(Part of a data file)

━━━━

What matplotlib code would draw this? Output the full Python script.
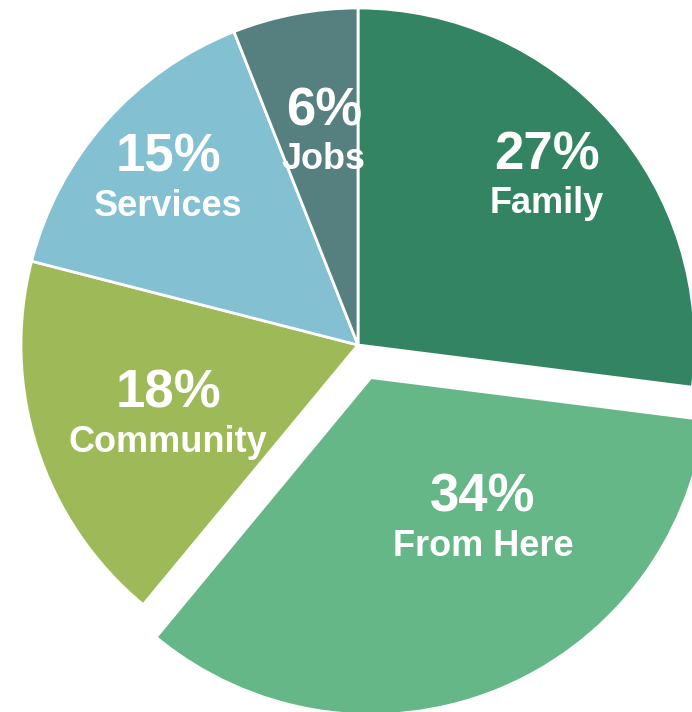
import numpy as np
import matplotlib.pyplot as plt

labels = ['Family', 'From Here', 'Community', 'Services', 'Jobs']
shares = [27, 34, 18, 15, 6]
colors = ['#338463', '#66b788', '#9eba58', '#82c0d2', '#568080']
explode_frac = [0, 0.104, 0, 0, 0]

# label anchors in pixel offsets from the pie centre (x right, y up): pct baseline
label_xy = [(189, 176), (125, -167), (-190, -63), (-190, 173), (-34, 220)]
gap = 44

W, H = 692, 712
cx, cy, R = 358, 345, 337

fig = plt.figure(figsize=(W/100, H/100), dpi=100)
ax = fig.add_axes([0, 0, 1, 1])
# pie's explode is in data units, so scale it by the radius
ax.pie(shares, colors=colors, explode=[e*R for e in explode_frac], startangle=90,
       counterclock=False, radius=R, center=(0, 0),
       wedgeprops=dict(edgecolor='white', linewidth=2, antialiased=True))
ax.set_xlim(-cx, W-cx)
ax.set_ylim(-(H-cy), cy)
ax.set_aspect('equal')
ax.axis('off')

for (x, y), lab, s in zip(label_xy, labels, shares):
    ax.text(x, y, '%d%%' % s, color='white', fontsize=38, fontweight='bold',
            family='Liberation Sans', ha='center', va='baseline')
    ax.text(x, y-gap, lab, color='white', fontsize=26, fontweight='bold',
            family='Liberation Sans', ha='center', va='baseline')

plt.savefig('out.png', dpi=100)
plt.close()
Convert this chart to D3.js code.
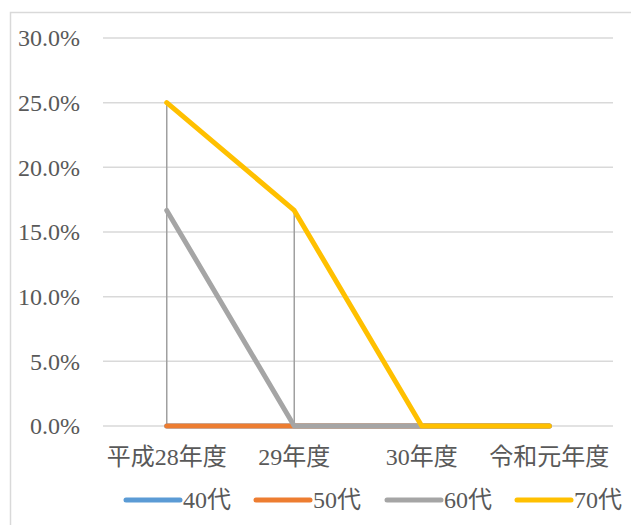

━━━━

#### [REQUEST]
Which lines in the listing above hold the word "matplotlib"? Show each of them.

#### [EXERCISE RESPONSE]
What matplotlib code would draw this? Output the full Python script.
import matplotlib.pyplot as plt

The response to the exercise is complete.